En vertu de sa vocation salvatrice, la religion monothéiste est fondée sur un principe
d’homogénéité spirituelle, dont l’objectif principal consiste à créer l’unité au sein d’une communauté
(judaïque, chrétienne ou musulmane), et à renforcer et légitimer l’action politique fondée par les
représentants de cette religion pour maintenir un ordre inspiré des commandements divins et des
messages et enseignements de ses prophètes.
Le principe monothéiste originel, qui est celui de l’alliance passée entre Dieu et telle ou telle
communauté élue, via un ou plusieurs prophètes, constitue le premier sceau par lequel une certaine
idée de l’ordre, de l’union et de la cohésion spirituelle sont admis.
Lorsque Yahvé s’est manifesté pour
la première fois à Abraham, lui intimant l’ordre de se rendre au pays de Canaan, et de perpétuer son
message, Il le fit sous le signe d’une alliance sacrée, symbolisée par l’acte de la circoncision.
Nous
parlons à ce propos d’une Ancienne alliance, adressée au peuple juif, suivie quelques siècles plus tard
par une Nouvelle alliance, qui est le pacte entre dieu et tous ceux qui reconnaissent le sacrifice du
Christ.
L’exemple du message adressé à Mahomet est également significatif d’une semblable union,
qui passe par le Verbe sacré, et l’acceptation d’un principe univoque : celui de l’unicité divine.
Le
point commun entre les trois monothéismes est donc celui d’une acceptation soumise à l’ordre d’une
seule divinité, dans la perspective de fonder le règne de Dieu sur terre et d’incarner ses lois.
Et pour ce
faire, il faut nécessairement qu’il existe une communauté d’esprits, de fidèles croyants et unis,
capables de faire aboutir le projet d’un peuple élu (hébraïque), d’une communauté chrétienne
(consciente du sacrifice du Christ pour la sauver), et d’une Oumma musulmane, forte et unie contre les
Koraïchites qui en voulaient la destruction.
1
Partant de cette première perspective, dans laquelle le message divin joue un rôle de guidance et
de prescription spirituelle, la communauté élue se trouve ainsi investie du rôle d’incarner,
politiquement, un nouvel idéal de société, gérée selon des lois justes et fédératrices.
C’est ainsi que la
religion renforce et légitime le politique, et permet ce faisant de fonder des civilisations et des empires.

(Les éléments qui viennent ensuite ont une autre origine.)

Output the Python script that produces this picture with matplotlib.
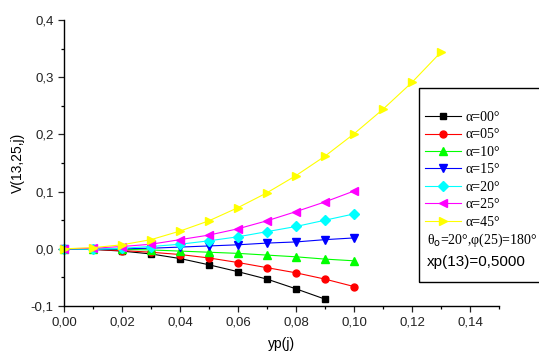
import matplotlib.pyplot as plt
from matplotlib.ticker import FuncFormatter, MultipleLocator
from matplotlib.patches import Rectangle

yp = [0.00, 0.01, 0.02, 0.03, 0.04, 0.05, 0.06, 0.07, 0.08, 0.09, 0.10, 0.11, 0.12, 0.13]

v_a00 = [0.0, -0.001, -0.004, -0.009, -0.017, -0.028, -0.040, -0.053, -0.070, -0.088]
v_a05 = [0.0, -0.001, -0.003, -0.006, -0.010, -0.016, -0.024, -0.033, -0.042, -0.053, -0.066]
v_a10 = [0.0, -0.0005, -0.001, -0.002, -0.004, -0.006, -0.008, -0.011, -0.014, -0.018, -0.021]
v_a15 = [0.0, -0.001, 0.0, 0.001, 0.003, 0.005, 0.007, 0.010, 0.012, 0.016, 0.019]
v_a20 = [0.0, -0.001, 0.001, 0.004, 0.008, 0.014, 0.021, 0.030, 0.039, 0.050, 0.061]
v_a25 = [0.0, 0.001, 0.004, 0.008, 0.016, 0.024, 0.035, 0.049, 0.065, 0.082, 0.101]
v_a45 = [0.0, 0.002, 0.007, 0.016, 0.031, 0.049, 0.072, 0.098, 0.128, 0.162, 0.201, 0.244, 0.291, 0.344]

series = [
    ("\u03b1=00\u00b0", v_a00, "#000000", "s"),
    ("\u03b1=05\u00b0", v_a05, "#ff0000", "o"),
    ("\u03b1=10\u00b0", v_a10, "#00ff00", "^"),
    ("\u03b1=15\u00b0", v_a15, "#0000ff", "v"),
    ("\u03b1=20\u00b0", v_a20, "#00ffff", "D"),
    ("\u03b1=25\u00b0", v_a25, "#ff00ff", "<"),
    ("\u03b1=45\u00b0", v_a45, "#ffff00", ">"),
]

plt.rcParams['font.family'] = ['Liberation Sans', 'DejaVu Sans']

fig = plt.figure(figsize=(5.39, 3.54), dpi=100)
ax = fig.add_axes([64 / 539, 1 - 306 / 354, 435 / 539, 286 / 354])

handles = []
for label, vals, color, marker in series:
    ms = 5 if marker in ("s", "o", "D") else 6
    h, = ax.plot(yp[:len(vals)], vals, color=color, marker=marker, markersize=ms,
                 linewidth=0.8, label=label, clip_on=False)
    handles.append(h)

ax.set_xlim(0, 0.15)
ax.set_ylim(-0.1, 0.4)
ax.xaxis.set_major_locator(MultipleLocator(0.02))
ax.xaxis.set_minor_locator(MultipleLocator(0.01))
ax.yaxis.set_major_locator(MultipleLocator(0.1))
ax.yaxis.set_minor_locator(MultipleLocator(0.05))
ax.xaxis.set_major_formatter(FuncFormatter(lambda v, p: f"{v:.2f}".replace(".", ",")))
ax.yaxis.set_major_formatter(FuncFormatter(lambda v, p: f"{v:.1f}".replace(".", ",").replace("-0,0", "0,0")))
ax.tick_params(which="major", direction="out", length=4, width=0.9, labelsize=9.5, colors="#222222")
ax.tick_params(which="minor", direction="out", length=2.5, width=0.9)
ax.spines["top"].set_visible(False)
ax.spines["right"].set_visible(False)
for s in ("left", "bottom"):
    ax.spines[s].set_linewidth(1.0)

ax.set_xlabel("yp(j)", fontsize=10, labelpad=6)
ax.set_ylabel("V(13,25,j)", fontsize=10, labelpad=4)

# legend frame runs off the right edge
fig.patches.append(Rectangle((419 / 539, 1 - 282 / 354), 0.3, 194 / 354,
                             transform=fig.transFigure, fill=False,
                             edgecolor="black", linewidth=1.0))
fig.legend(handles=handles, loc="upper left", bbox_to_anchor=(425 / 539, 1 - 111 / 354),
           frameon=False, prop={"family": "Liberation Serif", "size": 10},
           handlelength=2.6, handletextpad=0.3, labelspacing=0.32, borderpad=0,
           borderaxespad=0)
fig.text(427 / 539, 1 - 240 / 354, "\u03b8$_{\\mathrm{o}}$=20\u00b0,\u03c6(25)=180\u00b0",
         family="Liberation Serif", fontsize=10, ha="left", va="center")
fig.text(427 / 539, 1 - 262 / 354, "xp(13)=0,5000", fontsize=11, ha="left", va="center")

fig.savefig("out.png", dpi=100)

Ce n’est d’ailleurs pas un hasard si la civilisation judéo-chrétienne a pu se maintenir tant de siècles
durant, ou si l’empire arabo-musulman a réussi à étendre sa sphère d’influence sur un territoire aussi
grand que ceux de l’Asie, de l’Afrique et d’une partie de l’Europe réunis.
Nous observons, à ce
propos, et malgré le déclin de la civilisation arabo-musulmane, entamé dès le 14ème siècle,
qu’aujourd’hui encore survit l’idéal d’une Oumma, ou d’un Kalifat fort et uni.
Ces projets à caractère
politique, fondés sur des textes révélés il y a plus de quatorze siècles de cela, montrent à quel point la
force d’appel exercée par ces messages religieux est grande et pérenne, et qu’elle ne cesse de
fonctionner aujourd’hui encore par les enjeux d’union forte et de domination qu’elles inspirent.
Travaillant certes à faire advenir plus de paix et de justice, et de contrecarrer certaines pratiques
païennes considérées comme archaïques, les trois religions monothéistes n’ont pas été que de simples
messages de cohésion et de paix, précisément dans la manière dont les puissants de ce monde ont
voulu les utiliser pour régner.
L’instrumentalisation de la foi à des fins politiques n’est pas sans périls, entre autres lorsque le
message religieux, pour se propager, recourt à la coercition et aux moyens de la force pour réaliser ses
fins.
Ce faisant, les religions trahissent leur propension à l’absolutisme, et font facilement le lit de
l’intolérance et du fanatisme.
Alors que les religions païennes affirmaient une certaine aptitude à intégrer les rites étrangers,
afin de mieux assimiler les populations étrangères, comme ce fut le cas dans la Rome antique, les
religions révélées se présentent quant à elles comme les seules émanations de la parole divine.
Elles
érigent ainsi leur vérité en absolu et cherchent à l’imposer en éliminant toute autre pratique, qu’elles
considèrent comme une pure superstition ou comme une hérésie condamnable.
Tout monothéisme
peut ainsi receler une propension, plus ou moins affirmée, à l’absolutisme.
On peut par exemple
constater que ces religions fondées sur le principe d’un dieu unique et d’une vérité indubitable se sont
souvent imposées par la conquête et la diaspora.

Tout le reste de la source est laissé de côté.